"I speak five languages. Creole, French, Portuguese, Spanish and now English. I come from Haiti, but I’ve lived in many places. In my early life, I was more shy. Even sitting right now, talking, I would be trembling. But my experience in traveling has changed me. Now, I feel more free.
It is hard moving to a new place when the people there don't really love where you came from. I heard a lot of racist words toward me in my travels. When I was twelve, I moved from Haiti to Brazil with my family and I couldn't find many other Haitian people, especially in my middle school. My first day was horrible. The children would treat me badly. They would tell me, 'Go to your country. You’re not from here. You can’t even speak the language.' I couldn’t make friends. Sometimes I’d make a friend, but it would only be for one or two days. They didn’t have the patience because every time they talked to me, they’d need a translator. I was so alone. I thought, I need to learn this language. I can’t understand what the teacher is teaching. The other students are talking about me, and I can’t understand what they are saying. So I started to read more, even though I didn’t know what I was reading. I would take pictures on my phone and then translate it. The words that were difficult for me, I would put in the translator and play them out loud to hear how to pronounce them. And with time, I became not just the only Haitian girl, but the only Haitian girl with good grades. The children that were bullying me started coming to talk to me. They knew they should apologize, but they just forgot about it. So I forgot about it too. I didn’t want to hold on to the past. I forgave them. Some of them began to come to me and ask me for help with their homework, and I'd help them. Then, a teacher asked me to do a performance in front of the whole school. Some kids thought I wouldn’t be able to do it, but I showed them. When I finished the performance, all of them clapped.

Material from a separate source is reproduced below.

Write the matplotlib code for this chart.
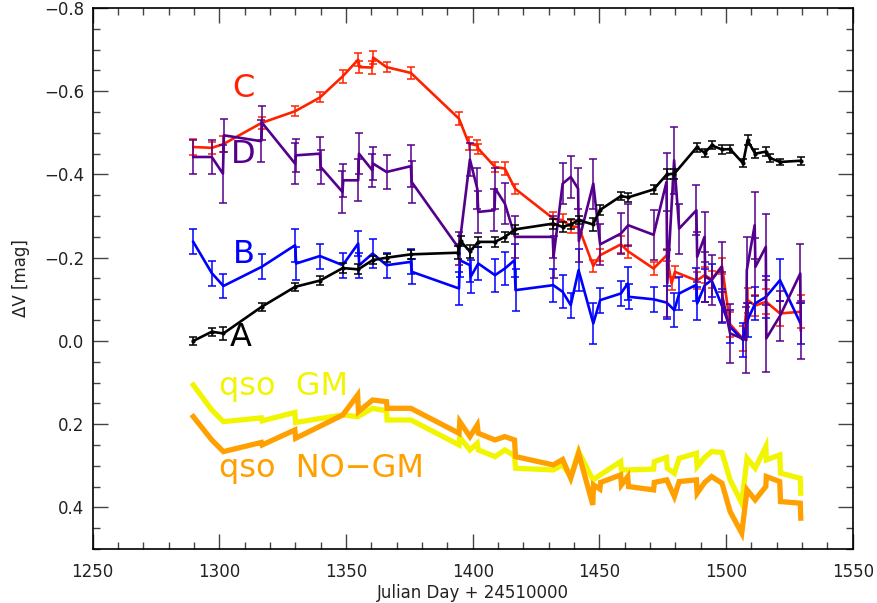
import matplotlib
matplotlib.use("Agg")
import matplotlib.pyplot as plt
from matplotlib.ticker import MultipleLocator, FuncFormatter

# ---------------- light curves (Julian Day - 2451000, delta V in mag) ----------------
jd_a = [1289.7, 1297.0, 1301.6, 1316.7, 1329.9, 1339.7, 1348.7, 1354.8, 1360.5, 1366.0,
        1375.6, 1394.2, 1395.2, 1398.9, 1402.2, 1408.8, 1412.7, 1416.7, 1431.8, 1435.5,
        1438.7, 1441.8, 1447.5, 1450.3, 1458.5, 1461.4, 1471.4, 1476.6, 1479.6, 1488.4,
        1491.6, 1494.3, 1498.4, 1501.6, 1506.7, 1508.5, 1511.5, 1515.8, 1517.2, 1521.3,
        1529.4]
mag_a = [0.000, -0.022, -0.018, -0.082, -0.130, -0.145, -0.175, -0.172, -0.194, -0.200,
         -0.208, -0.212, -0.240, -0.215, -0.238, -0.238, -0.250, -0.268, -0.282, -0.274,
         -0.280, -0.290, -0.280, -0.315, -0.348, -0.345, -0.364, -0.400, -0.402, -0.465,
         -0.452, -0.470, -0.460, -0.461, -0.427, -0.482, -0.450, -0.455, -0.440, -0.430,
         -0.433]
err_a = [0.010, 0.010, 0.015, 0.010, 0.010, 0.010, 0.012, 0.012, 0.010, 0.010,
         0.010, 0.015, 0.012, 0.015, 0.012, 0.012, 0.012, 0.010, 0.012, 0.012,
         0.012, 0.010, 0.015, 0.012, 0.010, 0.010, 0.010, 0.012, 0.012, 0.010,
         0.010, 0.010, 0.010, 0.010, 0.010, 0.012, 0.010, 0.010, 0.010, 0.008,
         0.010]

jd_b = [1289.7, 1297.0, 1301.6, 1316.7, 1329.9, 1330.3, 1339.7, 1348.7, 1354.8, 1355.2,
        1360.5, 1366.0, 1375.6, 1376.0, 1394.6, 1394.9, 1398.9, 1399.2, 1402.2, 1408.8,
        1412.7, 1416.5, 1416.9, 1431.8, 1435.5, 1438.7, 1441.8, 1447.6, 1450.3, 1458.5,
        1461.2, 1461.6, 1471.4, 1476.6, 1479.6, 1481.5, 1488.3, 1488.6, 1491.6, 1494.3,
        1498.4, 1501.6, 1506.7, 1508.5, 1511.5, 1515.8, 1521.3, 1529.4]
mag_b = [-0.238, -0.163, -0.132, -0.178, -0.230, -0.186, -0.204, -0.182, -0.234, -0.182,
         -0.210, -0.182, -0.190, -0.166, -0.126, -0.194, -0.182, -0.154, -0.186, -0.158,
         -0.174, -0.194, -0.122, -0.134, -0.118, -0.086, -0.170, -0.042, -0.098, -0.114,
         -0.138, -0.106, -0.100, -0.092, -0.074, -0.114, -0.135, -0.090, -0.134, -0.146,
         -0.084, -0.034, -0.002, -0.050, -0.090, -0.106, -0.146, -0.042]
err_b = [0.030, 0.030, 0.030, 0.030, 0.040, 0.040, 0.030, 0.030, 0.030, 0.030,
         0.035, 0.030, 0.030, 0.030, 0.040, 0.040, 0.040, 0.040, 0.040, 0.040,
         0.040, 0.040, 0.050, 0.040, 0.040, 0.030, 0.050, 0.050, 0.030, 0.030,
         0.040, 0.030, 0.030, 0.040, 0.040, 0.040, 0.040, 0.040, 0.040, 0.040,
         0.040, 0.040, 0.040, 0.040, 0.040, 0.050, 0.050, 0.050]

jd_c = [1289.7, 1297.0, 1301.6, 1316.7, 1329.9, 1339.7, 1348.7, 1354.8, 1355.3, 1360.3,
        1360.7, 1366.0, 1375.6, 1394.6, 1398.5, 1401.8, 1402.2, 1408.8, 1412.7, 1416.7,
        1431.8, 1435.5, 1438.7, 1441.8, 1447.6, 1450.3, 1458.5, 1461.4, 1471.4, 1476.6,
        1478.5, 1479.8, 1488.4, 1491.6, 1494.3, 1498.4, 1501.6, 1506.7, 1508.5, 1511.5,
        1515.8, 1521.3, 1529.4]
mag_c = [-0.466, -0.464, -0.473, -0.524, -0.552, -0.585, -0.636, -0.676, -0.658, -0.657,
         -0.681, -0.658, -0.644, -0.534, -0.474, -0.470, -0.462, -0.418, -0.414, -0.366,
         -0.294, -0.290, -0.275, -0.274, -0.180, -0.206, -0.232, -0.215, -0.174, -0.206,
         -0.138, -0.166, -0.145, -0.158, -0.148, -0.180, -0.040, -0.005, -0.098, -0.085,
         -0.094, -0.066, -0.070]
err_c = [0.020, 0.015, 0.020, 0.015, 0.012, 0.012, 0.015, 0.015, 0.015, 0.015,
         0.015, 0.012, 0.015, 0.015, 0.015, 0.012, 0.012, 0.012, 0.015, 0.012,
         0.015, 0.015, 0.015, 0.015, 0.015, 0.015, 0.020, 0.015, 0.015, 0.015,
         0.015, 0.015, 0.020, 0.020, 0.020, 0.020, 0.030, 0.030, 0.030, 0.025,
         0.030, 0.030, 0.040]

jd_d = [1289.7, 1297.0, 1301.4, 1301.8, 1316.5, 1316.9, 1329.9, 1330.2, 1339.7, 1340.0,
        1348.6, 1348.9, 1354.8, 1355.1, 1360.4, 1360.7, 1366.0, 1375.6, 1375.9, 1394.6,
        1398.9, 1401.8, 1402.2, 1408.6, 1408.9, 1412.7, 1416.7, 1431.6, 1431.9, 1435.5,
        1438.7, 1441.6, 1441.9, 1447.6, 1450.3, 1458.5, 1461.4, 1471.4, 1476.5, 1476.8,
        1479.5, 1481.5, 1488.3, 1488.6, 1491.5, 1491.8, 1494.3, 1498.3, 1498.6, 1501.6,
        1508.0, 1508.2, 1511.3, 1511.6, 1515.7, 1515.9, 1521.3, 1529.3, 1529.5]
mag_d = [-0.442, -0.442, -0.402, -0.494, -0.480, -0.524, -0.426, -0.446, -0.450, -0.418,
         -0.358, -0.386, -0.386, -0.450, -0.410, -0.426, -0.406, -0.420, -0.382, -0.222,
         -0.436, -0.366, -0.310, -0.314, -0.366, -0.330, -0.250, -0.250, -0.202, -0.378,
         -0.394, -0.366, -0.240, -0.378, -0.232, -0.258, -0.278, -0.255, -0.382, -0.138,
         -0.434, -0.270, -0.314, -0.202, -0.250, -0.154, -0.146, -0.178, -0.106, -0.018,
         -0.002, -0.170, -0.278, -0.178, -0.226, -0.006, -0.060, -0.162, -0.026]
err_d = [0.040, 0.040, 0.070, 0.040, 0.050, 0.040, 0.050, 0.040, 0.040, 0.040,
         0.050, 0.040, 0.050, 0.050, 0.040, 0.040, 0.040, 0.050, 0.050, 0.040,
         0.040, 0.050, 0.050, 0.050, 0.050, 0.050, 0.050, 0.050, 0.050, 0.050,
         0.050, 0.050, 0.050, 0.060, 0.050, 0.050, 0.050, 0.060, 0.070, 0.080,
         0.080, 0.060, 0.060, 0.060, 0.060, 0.060, 0.060, 0.060, 0.060, 0.070,
         0.080, 0.080, 0.080, 0.070, 0.080, 0.080, 0.060, 0.070, 0.070]

# quasar light curves derived with and without the gravitational-microlensing correction
jd_gm = [1289.7, 1297.0, 1301.6, 1316.6, 1316.9, 1329.8, 1330.1, 1348.7, 1354.6, 1360.5,
         1366.0, 1366.2, 1375.6, 1394.6, 1394.9, 1398.9, 1401.8, 1402.2, 1408.8, 1412.7,
         1416.5, 1416.9, 1431.8, 1435.5, 1438.7, 1441.8, 1447.5, 1450.3, 1458.4, 1458.7,
         1461.4, 1471.4, 1471.7, 1476.5, 1476.8, 1479.6, 1481.5, 1488.3, 1488.6, 1491.6,
         1494.3, 1498.4, 1501.6, 1506.2, 1508.3, 1511.5, 1515.7, 1515.9, 1521.2, 1521.5,
         1529.3, 1529.5]
mag_gm = [0.106, 0.166, 0.194, 0.185, 0.192, 0.172, 0.196, 0.178, 0.182, 0.162,
          0.168, 0.190, 0.190, 0.250, 0.232, 0.262, 0.246, 0.262, 0.278, 0.262,
          0.276, 0.306, 0.310, 0.298, 0.326, 0.266, 0.334, 0.322, 0.290, 0.310,
          0.310, 0.308, 0.290, 0.280, 0.306, 0.318, 0.282, 0.270, 0.302, 0.280,
          0.266, 0.268, 0.334, 0.390, 0.282, 0.306, 0.254, 0.286, 0.274, 0.318,
          0.330, 0.366]

jd_nogm = [1289.7, 1297.0, 1301.6, 1316.6, 1316.9, 1329.8, 1330.1, 1348.7, 1354.6, 1354.9,
           1360.5, 1366.0, 1366.2, 1375.6, 1394.6, 1394.9, 1398.9, 1401.8, 1402.2, 1408.8,
           1412.7, 1416.5, 1416.9, 1431.8, 1435.5, 1438.7, 1441.8, 1447.4, 1447.7, 1450.2,
           1450.5, 1458.4, 1458.7, 1461.2, 1461.5, 1471.4, 1471.7, 1476.6, 1479.6, 1481.5,
           1488.3, 1488.6, 1491.6, 1494.3, 1498.4, 1501.6, 1506.2, 1508.3, 1511.5, 1515.7,
           1515.9, 1521.2, 1521.5, 1529.3, 1529.5]
mag_nogm = [0.182, 0.238, 0.266, 0.244, 0.250, 0.214, 0.234, 0.178, 0.130, 0.170,
            0.142, 0.146, 0.162, 0.162, 0.222, 0.194, 0.230, 0.202, 0.222, 0.238,
            0.230, 0.238, 0.278, 0.298, 0.285, 0.330, 0.270, 0.394, 0.346, 0.356,
            0.340, 0.322, 0.346, 0.326, 0.350, 0.358, 0.340, 0.334, 0.374, 0.338,
            0.334, 0.366, 0.340, 0.326, 0.342, 0.410, 0.462, 0.358, 0.382, 0.350,
            0.326, 0.338, 0.386, 0.390, 0.426]

# ---------------- styling ----------------
c_a, c_b, c_c, c_d = "#000000", "#0000ff", "#ff2200", "#55008c"
c_gm, c_nogm = "#f2f500", "#ffa000"

plt.rcParams["font.family"] = ["DejaVu Sans"]
fig = plt.figure(figsize=(8.77, 6.03), dpi=100)
ax = fig.add_axes([0.1057, 0.0896, 0.8666, 0.8971])

ax.plot(jd_gm, mag_gm, color=c_gm, lw=3.8, solid_joinstyle="miter", zorder=2)
ax.plot(jd_nogm, mag_nogm, color=c_nogm, lw=3.8, solid_joinstyle="miter", zorder=3)

ebkw = dict(elinewidth=1.1, capsize=3.2, capthick=1.1)
ax.errorbar(jd_c, mag_c, yerr=err_c, color=c_c, lw=1.9, zorder=4, **ebkw)
ax.errorbar(jd_b, mag_b, yerr=err_b, color=c_b, lw=1.9, zorder=5, **ebkw)
ax.errorbar(jd_d, mag_d, yerr=err_d, color=c_d, lw=1.9, zorder=6, **ebkw)
ax.errorbar(jd_a, mag_a, yerr=err_a, color=c_a, lw=1.9, marker=".", ms=4, zorder=7, **ebkw)

# image / curve labels
lab_kw = dict(fontsize=23, ha="center", va="center")
ax.text(1309.3, -0.606, "C", color=c_c, **lab_kw)
ax.text(1309.6, -0.447, "D", color=c_d, **lab_kw)
ax.text(1309.6, -0.208, "B", color=c_b, **lab_kw)
ax.text(1308.5, -0.008, "A", color=c_a, **lab_kw)
ax.text(1300.0, 0.130, "qso  GM", color=c_gm, fontsize=23, ha="left", va="baseline")
ax.text(1300.0, 0.326, "qso  NO\u2212GM", color=c_nogm, fontsize=23, ha="left", va="baseline")

# axes: magnitudes increase downward
ax.set_xlim(1250, 1550)
ax.set_ylim(0.5, -0.8)
ax.xaxis.set_major_locator(MultipleLocator(50))
ax.xaxis.set_minor_locator(MultipleLocator(10))
ax.yaxis.set_major_locator(MultipleLocator(0.2))
ax.yaxis.set_minor_locator(MultipleLocator(0.05))
ax.yaxis.set_major_formatter(FuncFormatter(lambda v, pos: f"{v:.1f}".replace("-", "\u2212")))
ax.tick_params(which="both", direction="in", top=True, right=True, color="#444444", width=1)
ax.tick_params(which="major", length=11)
ax.tick_params(which="minor", length=5)
ax.tick_params(axis="x", which="major", pad=10, labelsize=12, labelcolor="#222222")
ax.tick_params(axis="y", which="major", pad=6, labelsize=12, labelcolor="#222222")
for sp in ax.spines.values():
    sp.set_linewidth(1.2)

ax.set_xlabel("Julian Day + 24510000", fontsize=12, color="#222222", labelpad=2)
ax.set_ylabel("\u0394V [mag]", fontsize=12, color="#222222", labelpad=10)

fig.savefig("out.png", dpi=100)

My time in Brazil taught me that people support you when you have something, not when you don't. Me, I want to be the opposite for others. I don’t want the newcomer students here at Clara Barton to feel what I felt. When I know a student just came here, I ask them what language they speak. If I see them struggling with something, I ask, 'Can I help?' If I'm able to translate for them, I do that too. And I tell them: Don’t be afraid. Don't be afraid to be who you are. Don't be afraid to speak. I think they are sometimes afraid that their pronunciation isn’t going to be good, or that people will laugh at them. But I tell them, don’t worry about pronunciation, or that someone will laugh. People will understand you. Just try. It is important to speak, to let what is inside you, out.

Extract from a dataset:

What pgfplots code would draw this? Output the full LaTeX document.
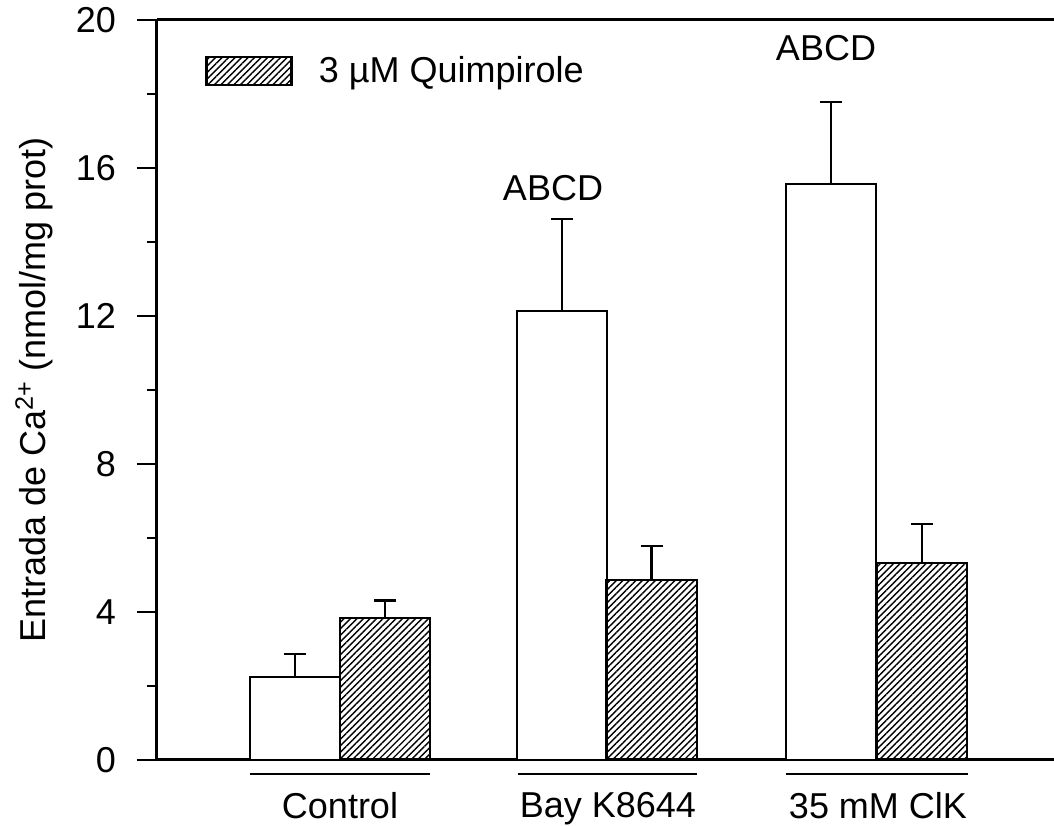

I will never forget my first class when I came here — Ms. Leston’s class. I sat there and thought, what am I going to say in English? I don’t even know the language. Then I heard her speaking Spanish with another student, and I said, 'oh, thank goodness. That’s lucky for me.' I walked up to her and said in Spanish, I don’t really speak English, when you are talking to me, please can you speak in Spanish? Ms. Leston — she is a good teacher. She did so much for me my first year that it's hard to describe. She really, really helped me. She is also my English teacher, and with her, that’s why I’m doing my best and learning English right now. As a language, English is a little harder, but with time I’m going to be great."